Introduction: Despite efficacious pharmacological and behavioral treatments, most smokers attempt to quit without assistance and fail to quit. Mindfulness practice may be useful in smoking cessation.
Methods: This ecological momentary assessment (EMA) study was a pilot parallel group randomized controlled trial of a brief mindfulness practice (Brief-MP) intervention on self-reported smoking behavior delivered to smokers on a Personal Digital Assistant (PDA) in the field. Adult community smokers (N = 44) were randomly assigned to a Brief-MP (n = 24) or Control (sham meditation; n = 20) group. Participants were instructed to smoke as much or as little as they liked. Participants carried a PDA for 2 weeks and were instructed to initiate 20 minutes of meditation (or control) training on the PDA daily, completing an assessment of cognitive and affective processes immediately afterwards.

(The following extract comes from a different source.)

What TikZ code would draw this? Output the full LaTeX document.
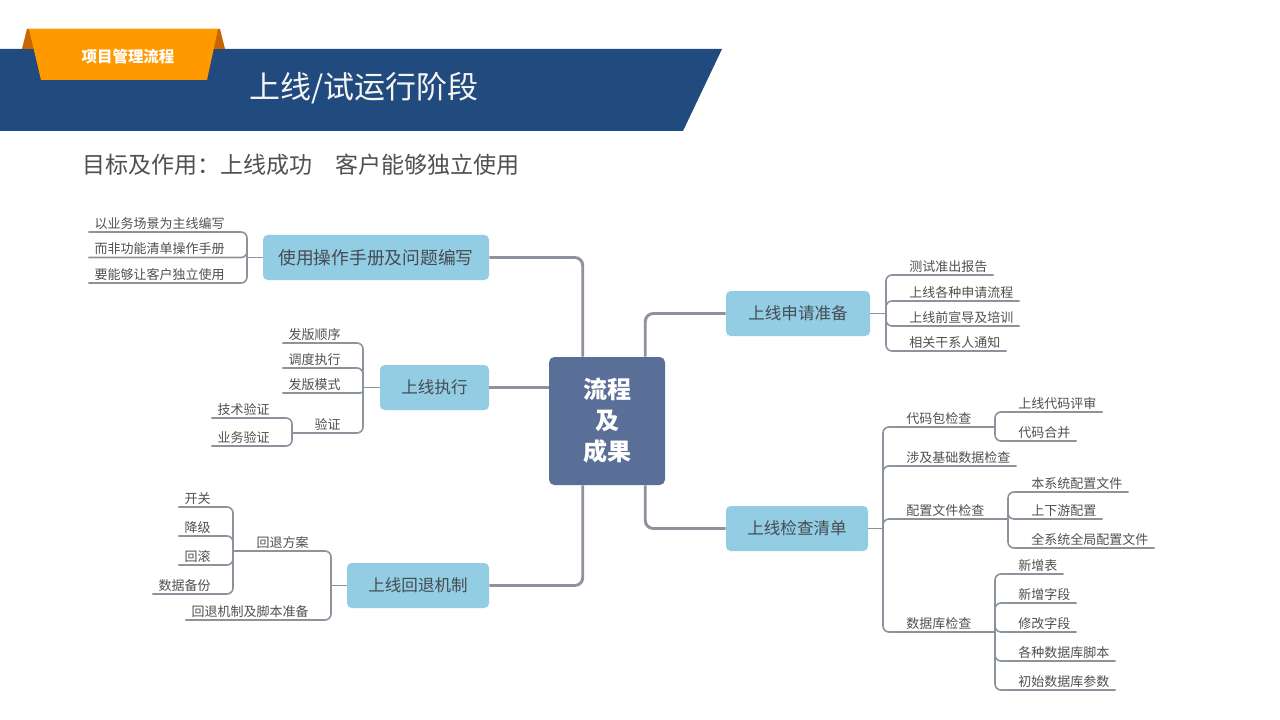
\documentclass[tikz,border=0pt]{standalone}
\usepackage{fontspec}
\setmainfont{Noto Sans CJK SC}
\definecolor{banner}{HTML}{214A7E}
\definecolor{orng}{HTML}{FE9A00}
\definecolor{dorng}{HTML}{C96500}
\definecolor{central}{HTML}{596F98}
\definecolor{boxc}{HTML}{93CDE3}
\definecolor{lc}{HTML}{8C939C}
\definecolor{txt}{HTML}{505050}
\definecolor{btxt}{HTML}{454B52}
\begin{document}
\begin{tikzpicture}[x=0.75pt,y=-0.75pt,
  mainln/.style={draw=lc,line width=2.2pt,rounded corners=6pt},
  lnk/.style={draw=lc,line width=1.2pt,rounded corners=4.5pt},
  mbox/.style={fill=boxc,rounded corners=3.5pt,minimum height=33.75pt,inner sep=0pt,text=btxt,font=\fontsize{12.4}{14}\selectfont},
  leafR/.style={anchor=south west,inner xsep=4.5pt,inner ysep=1.6pt,text=txt,font=\fontsize{9.75}{11}\selectfont},
  leafL/.style={anchor=south east,inner xsep=4.5pt,inner ysep=1.6pt,text=txt,font=\fontsize{9.75}{11}\selectfont}]
\useasboundingbox (0,0) rectangle (1280,720);
\fill[white] (0,0) rectangle (1280,720);
% header
\fill[banner] (0,49) -- (722,49) -- (683,131) -- (0,131) -- cycle;
\fill[dorng] (22,49) -- (27,29) -- (220,29) -- (225,49) -- cycle;
\fill[orng] (29,29) -- (218,29) -- (207,80) -- (41,80) -- cycle;
\node[text=white,font=\fontsize{11.6}{13}\selectfont\bfseries] (tab) at (128,57) {项目管理流程};
\node[text=white!92!gray,font=\fontsize{23.25}{26}\selectfont] (title) at (364,88) {上线/试运行阶段};
\node[anchor=west,inner sep=0pt,text=txt,font=\fontsize{17.25}{20}\selectfont] (sub) at (82,165) {目标及作用：上线成功　客户能够独立使用};
% central
\node[fill=central,rounded corners=4pt,minimum width=87pt,minimum height=96pt,text=white,align=center,
  font=\fontsize{18}{23.25}\selectfont\bfseries] (c) at (607,421) {流程\\及\\成果};
% main boxes
\node[mbox,minimum width=169.5pt,font=\fontsize{13.3}{15}\selectfont] (b1) at (376,257.5) {使用操作手册及问题编写};
\node[mbox,minimum width=81.75pt] (b2) at (434.5,387.5) {上线执行};
\node[mbox,minimum width=106.5pt] (b3) at (418,585.5) {上线回退机制};
\node[mbox,minimum width=108pt] (b4) at (798,313.5) {上线申请准备};
\node[mbox,minimum width=106.5pt] (b5) at (797,528.5) {上线检查清单};
% main connectors
\draw[mainln] (c.north west) ++(34,0) |- (b1.east);
\draw[mainln] (c.west |- b2.east) -- (b2.east);
\draw[mainln] (c.south west) ++(34,0) |- (b3.east);
\draw[mainln] (c.north east) ++(-20,0) |- (b4.west);
\draw[mainln] (c.south east) ++(-20,0) |- (b5.west);
% ---- group 1
\coordinate (j1) at (247,257.5);
\draw[lnk] (b1.west) -- (j1);
\node[leafL] (l11) at (231,232) {以业务场景为主线编写};
\node[leafL] (l12) at (231,257.5) {而非功能清单操作手册};
\node[leafL] (l13) at (231,283) {要能够让客户独立使用};
\foreach \n in {l11,l12,l13} \draw[lnk] (j1) |- (\n.south east) -- (\n.south west);
% ---- group 2
\coordinate (j2) at (363,387.5);
\draw[lnk] (b2.west) -- (j2);
\node[leafL] (l21) at (347,343) {发版顺序};
\node[leafL] (l22) at (347,368) {调度执行};
\node[leafL] (l23) at (347,393) {发版模式};
\node[leafL] (l24) at (347,433) {验证};
\foreach \n in {l21,l22} \draw[lnk] (j2) |- (\n.south east) -- (\n.south west);
\draw[lnk,rounded corners=2pt] (j2) |- (l23.south east) -- (l23.south west);
\coordinate (sj2) at (292,433);
\draw[lnk] (j2) |- (l24.south east) -- (sj2);
\node[leafL] (l25) at (276,418) {技术验证};
\node[leafL] (l26) at (276,446) {业务验证};
\foreach \n in {l25,l26} \draw[lnk] (sj2) |- (\n.south east) -- (\n.south west);
% ---- group 3
\coordinate (j3) at (331,585.5);
\draw[lnk] (b3.west) -- (j3);
\node[leafL] (l31) at (315,551) {回退方案};
\node[leafL] (l32) at (315,620) {回退机制及脚本准备};
\coordinate (sj3) at (233,551);
\draw[lnk] (j3) |- (l31.south east) -- (sj3);
\draw[lnk] (j3) |- (l32.south east) -- (l32.south west);
\node[leafL] (l33) at (217,507) {开关};
\node[leafL] (l34) at (217,536) {降级};
\node[leafL] (l35) at (217,565) {回滚};
\node[leafL] (l36) at (217,594) {数据备份};
\foreach \n in {l33,l34,l35,l36} \draw[lnk] (sj3) |- (\n.south east) -- (\n.south west);
% ---- group 4
\coordinate (j4) at (886,313.5);
\draw[lnk] (b4.east) -- (j4);
\node[leafR] (l41) at (903,275) {测试准出报告};
\node[leafR] (l42) at (903,301) {上线各种申请流程};
\node[leafR] (l43) at (903,326) {上线前宣导及培训};
\node[leafR] (l44) at (903,351) {相关干系人通知};
\foreach \n in {l41,l42,l43,l44} \draw[lnk] (j4) |- (\n.south west) -- (\n.south east);
% ---- group 5
\coordinate (j5) at (883,528.5);
\draw[lnk] (b5.east) -- (j5);
\node[leafR] (l51) at (900,427) {代码包检查};
\node[leafR] (l52) at (900,466) {涉及基础数据检查};
\node[leafR] (l53) at (900,519) {配置文件检查};
\node[leafR] (l54) at (900,632) {数据库检查};
\coordinate (sj51) at (995,427);
\coordinate (sj53) at (1008,519);
\coordinate (sj54) at (995,632);
\draw[lnk] (j5) |- (l51.south west) -- (sj51);
\draw[lnk] (j5) |- (l52.south west) -- (l52.south east);
\draw[lnk] (j5) |- (l53.south west) -- (sj53);
\draw[lnk] (j5) |- (l54.south west) -- (sj54);
\node[leafR] (m1) at (1012,412) {上线代码评审};
\node[leafR] (m2) at (1012,441) {代码合并};
\foreach \n in {m1,m2} \draw[lnk] (sj51) |- (\n.south west) -- (\n.south east);
\node[leafR] (m3) at (1025,492) {本系统配置文件};
\node[leafR] (m4) at (1025,519) {上下游配置};
\node[leafR] (m5) at (1025,548) {全系统全局配置文件};
\foreach \n in {m3,m4,m5} \draw[lnk] (sj53) |- (\n.south west) -- (\n.south east);
\node[leafR] (m6) at (1012,574) {新增表};
\node[leafR] (m7) at (1012,603) {新增字段};
\node[leafR] (m8) at (1012,632) {修改字段};
\node[leafR] (m9) at (1012,661) {各种数据库脚本};
\node[leafR] (m10) at (1012,690) {初始数据库参数};
\foreach \n in {m6,m7,m8,m9,m10} \draw[lnk] (sj54) |- (\n.south west) -- (\n.south east);
\end{tikzpicture}
\end{document}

Additionally, they completed assessments at random times up to four times per day. Primary outcome variables were negative affect, craving, and cigarettes smoked per day, all self-reported.
Results: Thirty-seven participants provided EMA data totaling 1874 assessments. Linear Mixed Model analyses on EMA data revealed that Brief-MP (vs. Control) reduced overall negative affect, F(1, 1798) = 13.8, P= .0002; reduced craving immediately post-meditation, (Group × Assessment Type interaction, F(2, 1796) = 12.3, P = .0001); and reduced cigarettes smoked per day over time (Group × Day interaction, F(1, 436) = 5.50, P = .01).
Conclusions: Brief-MP administered in the field reduced negative affect, craving, and cigarette use, suggesting it may be a useful treatment.